Part 1. To look closely at a small object, such as an insect or a crystal, you bring it close to your eye, making the subtended angle and the retinal image as large as possible. But your eye cannot focus sharply on objects that are closer than the near point, so the angular size of an object is greatest when it is placed at the near point (25 cm away from a “normal” eye). To enlarge the object even more, one uses a magnifying glass, which is a converging lens that produces a virtual image that is larger and further away from the eye than the object is. The usefulness of the magnifying glass is given by the angular

magnification

m ang= θ′/θ

which is the ratio of the angular size θ′ of the image seen through a magnifier when the object is placed at the magnifier’s focal point to the largest angular size θ of the object (when you view it from the near point)1. Find the angular magnification of a magnifying glass made of a converging lens with a focal length of 5 cm, assuming that the person who uses it has perfect vision.

Part 2. In an astronomical telescope the image formed by an objective is viewed through an eyepiece. To have the final image formed at infinity (for most comfortable viewing by a normal eye), the distance between objective and eyepiece, which is the length of the telescope, is made equal to the sum of the focal lengths of objective f1 and eyepiece f2. Find the angular magnification (see the definition above) of a telescope with f1 = 100 cm and f2 = 10 cm, which is defined (similar to above) as the ratio of the angle subtended at the eye by the final image to the angle subtended at the (unaided) eye by the object: mang = θ′/θ. Find the height of the image formed by the objective of a 20-story building 60 m tall, 3 km away. What is the angular size of the final image as viewed by an eye very close to the eyepiece?

Foot Note 1: One should not confuse the angular magnification mang with the (lateral) magnification m = −s′/s. Angular magnification is the ratio of the angular size of an image to the angular size of the corresponding object; lateral magnification refers to the ratio of the height of an image to the height of the corresponding object. For the situation discussed in the problem, the angular magnification is typically from 2 to 10. The lateral magnification, however, is infinite in this case, because the virtual image produced by the magnifying glass is at infinity (s′ = ∞), but that does not mean that objects looks infinitely large through the magnifier!

Answer 1

Part 1)

Angular magnification $m_{ang}=\frac{\theta'}{\theta}$

Angular size of object ${\theta}=\frac{h_o}{D}$   

where $h_o$ is the object distance from convex lens , $h_o=5\,cm$ since the object is placed at focal point of lens .

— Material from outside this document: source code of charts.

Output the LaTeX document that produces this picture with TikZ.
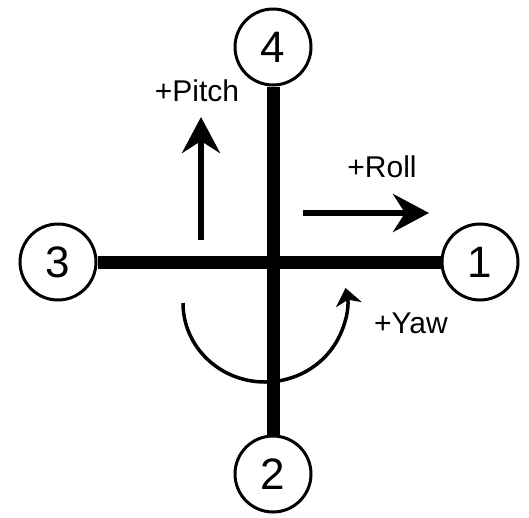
\documentclass[tikz,border=0pt]{standalone}
\usepackage{fontspec}
\setmainfont{Liberation Sans}
\usetikzlibrary{arrows.meta}
\begin{document}
\begin{tikzpicture}[x=1pt,y=-1pt,
  motor/.style={circle,draw,line width=3pt,minimum size=76pt,inner sep=0pt,
    fill=white,font=\fontsize{44}{44}\selectfont},
  arm/.style={line width=13pt},
  axisarrow/.style={line width=6.5pt,-{Stealth[length=36pt,width=38pt,inset=12pt]}},
  yawarrow/.style={line width=3.5pt,-{Stealth[length=17pt,width=26pt,inset=5pt]}},
  lbl/.style={font=\fontsize{30}{30}\selectfont}]
\useasboundingbox (0,0) rectangle (529,517);

% motors
\node[motor] (m4) at (273,47)  {4};
\node[motor] (m3) at (58,262)  {3};
\node[motor] (m1) at (480,262) {1};
\node[motor] (m2) at (273,474) {2};

% frame arms
\draw[arm] (m4) -- (m2);
\draw[arm] (m3) -- (m1);

% pitch
\coordinate (pitchtail) at (201,240);
\coordinate (pitchtip)  at (201,117);
\draw[axisarrow] (pitchtail) -- (pitchtip);
\node[lbl] (pitchlbl) at (197,91) {+Pitch};

% roll
\coordinate (rolltail) at (303,213);
\coordinate (rolltip)  at (429,213);
\draw[axisarrow] (rolltail) -- (rolltip);
\node[lbl] (rolllbl) at (382,167) {+Roll};

% yaw
\coordinate (yawstart) at (183,303);
\draw[yawarrow] (yawstart) arc[start angle=180,end angle=-11,x radius=82,y radius=79];
\node[lbl] (yawlbl) at (411,323) {+Yaw};
\end{tikzpicture}
\end{document}
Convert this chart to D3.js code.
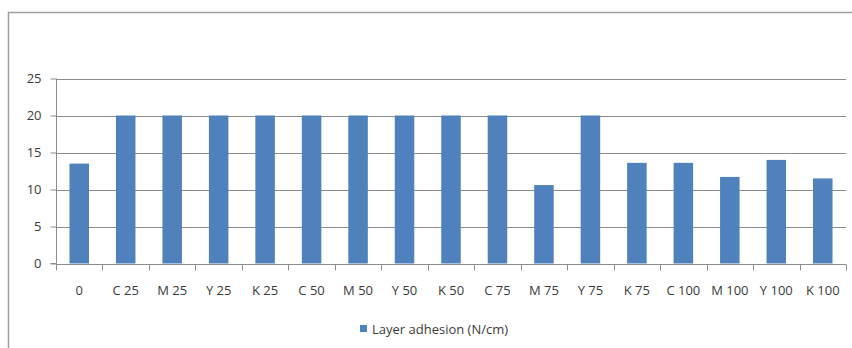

Angular size of image ${\theta'}=\frac{h_o}{f}$

Angular magnification    $m_{ang}=\frac{\theta'}{\theta}=\frac{\frac{h_o}{f}}{\frac{h_o}{D}}=\frac{D}{f}$

$m_{ang}=\frac{25}{5}=5$

Part 2)

Object ( building ) is at a distance of $3\,km=3000\,m$ from objective.

That is angular size of object is $\theta_1=\frac{60}{3000}$ ------------(1)

A real image of height is  formed by objective at a the focal point of objective ( 100 cm=1 m) , which also makes the same angle with the center of objective.

so $\theta_1=\frac{h}{f_1}=\frac{h}{1}$ -----------(2)

from (1) and (2) $\frac{h}{1}=\frac{60}{3000}$

${h}=\frac{1}{50}=0.02 \,m =2\,cm$

Height of the image formed by objective is

This image acts as an object to eyepiece.

Angular size of this image with the eyepiece is ( focal length $f_2=10\,cm=0.1\,m$ )

$\theta_2=\frac{h}{f_2}$

$\theta_2=\frac{0.02}{0.1}=0.2\,rad$

the angular size of the final image as viewed by an eye very close to the eyepiece is $\theta_2=0.2\,rad$